Distiller: Doni Faber
Rating: 3/5 Stars
Drink: Jack Daniels Tennessee Honey
This is the Story of a Happy Marriage
by Ann Patchett
Harper Collins (Nov. 5, 2013)
305 pages
Ann Patchett admits in her collection of essays
that writing non-fiction is what she does to pay for what she loves
to do, writing fiction. And I could tell. I liked her essays; they
were good. But not nearly as good as the fiction I've read of hers
(State of Wonder).
Just to be forewarned, the title This is the
Story of a Happy Marriage is misleading. That essay ends up with
her in a happy marriage, but it is mostly about divorce and then how
she was too shell-shocked from her divorce to commit to a marriage
for eleven years.
Other than that, she was too honest. She didn't
reveal any inappropriate details, even when she was writing about
being protested against for writing pornography ("The Love
Between the Two Women is Not Normal"). But reading about her
divorce made me distinctly uncomfortable. Maybe it was just that I
couldn't relate, but I felt like her divorce was none of my business
("The Sacrament of Divorce"). I couldn't understand why
Atlantic Monthly or Harpers Magazine readers would want to know about
her life. Maybe I just don't read enough magazines.

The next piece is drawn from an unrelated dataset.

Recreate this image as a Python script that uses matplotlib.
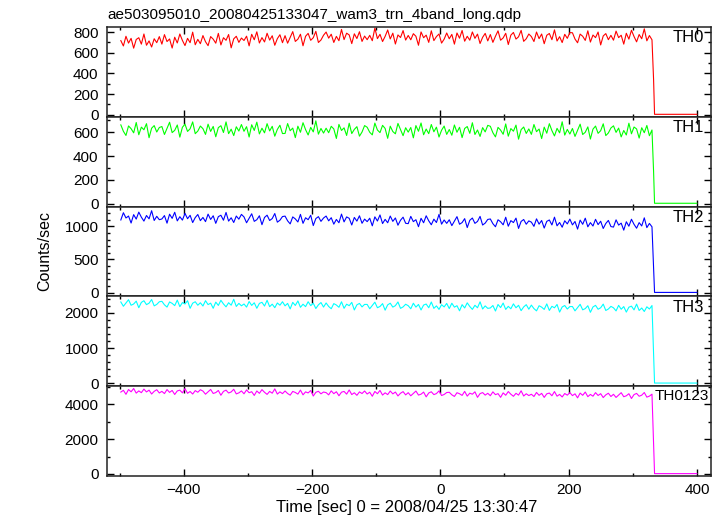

On the other hand, some of the essays I enjoyed
the most had nothing to do with anything I've ever experienced. I
fell in love with her when she described practicing jumping over the
wall at the Cambridge Public Library in preparation for becoming a
cop, but really for the sake of a story. Never more does she seem
like the writer than when in her oral exam, she tells two cops, "I
know who to face down and who to ignore. I consider telling them that
I know whom to face down and whom to ignore, but even though it would
be grammatically correct, I don't think it would further my case"
("The Wall").
And then there were the essays I could relate
to like the one about her grandma slowly losing her abilities to old
age ("Love Sustained"). Everyone has a grandma. It made
me want to write about my grandma, see my grandma while I still
could. And her essays on writing made me feel like maybe someday I
can be a writer as long as I'm willing to face down my own
inadequacies ("The Getaway Car").
I had to do a little bit of digging for the
drink pairing. Ann Patchett owns a bookstore called Parnassus in
Nashville which apparently doesn't have a cafe. But they have a
working relationship with Bluebird Cafe, which recommends for a true
Tennessee experience to try Jack Daniels Tennessee Honey.